Among the finest sneak peeks of this Scargiver trailer are images of Djimon Hounsou as General Titus commanding Kora’s defense of the Veldt denizens. Snyder presents Hounsou as modern cinema’s greatest black camera subject since Cinque in Spielberg’s Amistad. But Titus’s awed responses to bravery and sacrifice are not grounded in narrative — and his native song (of peace or aggression?) comes out of nowhere. Is it a tease or part of Snyder’s Hollywood-liberal race exploitation? It reduces Hounsou’s magisterial Cinque in Amistad and his splendid Caliban in Julie Taymor’s The Tempest to Stephen King’s pathetic, stereotypical magical Negro in The Green Mile. And Kora’s sexual ambiguity now seems timid, lacking deeper explication. This two-hour-plus trailer makes it seem that Snyder has not thought through his best ideas.

Snyder told Rogan that, in his upcoming versions, “you get to see better the ‘why’ of the movie.” But Snyder’s delayed releases utterly betray the public’s trust. (No wonder Snyder made a pro-Biden campaign ad in 2020.)

As Rebel Moon, Part 1 and Part 2 stand, they are the work of an artistic traitor. I have never before been forced to admit that about a filmmaker I admire. But Snyder’s telling Rogan, “I totally understand the economics of making a PG version” goes against the valiant struggles of Peckinpah, Altman, De Palma, Kubrick, Stroheim, Sternberg, all the inspiring greats.
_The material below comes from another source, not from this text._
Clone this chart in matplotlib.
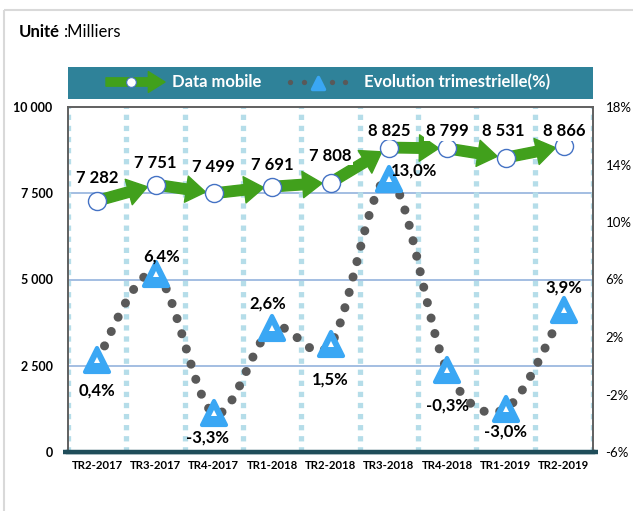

It doesn’t help that Rogan, a fan of Snyder’s Greek-mythology breakthrough 300, concurred with Snyder’s corporate toadying. We need genuine film criticism to counter an influencer such as Rogan turning sycophant. He urged on Snyder’s half-thinking with the pep-talk encouragement that Snyder remains “true to the vision.”

Despite Snyder’s fabled difficulty with Warner Bros. and the Oscars disavowing his two “Oscars Fan Favorite” and “Oscars Cheers Moment” wins, he has not been true to his vision. The Rogan interview is so disingenuous that it subjects us to Hollywood’s anti-art commercial process. In fact, we’re trapped by it.

In Pauline Kael’s pre-release review of Altman’s Nashville, she wondered, “If pinned to the wall by publicity men, how would Joyce have explained the ‘Nighttown’ sequence of Ulysses?” Neither can Snyder articulate his art; he just sounds like a craven muscle head when telling Rogan, “I don’t want [the public] to be too attached to the PG version. The R-rated version is a different journey. More boutiquey, more bizarre. . . . It’s a lot more, it’s got balls.” That remains to be seen.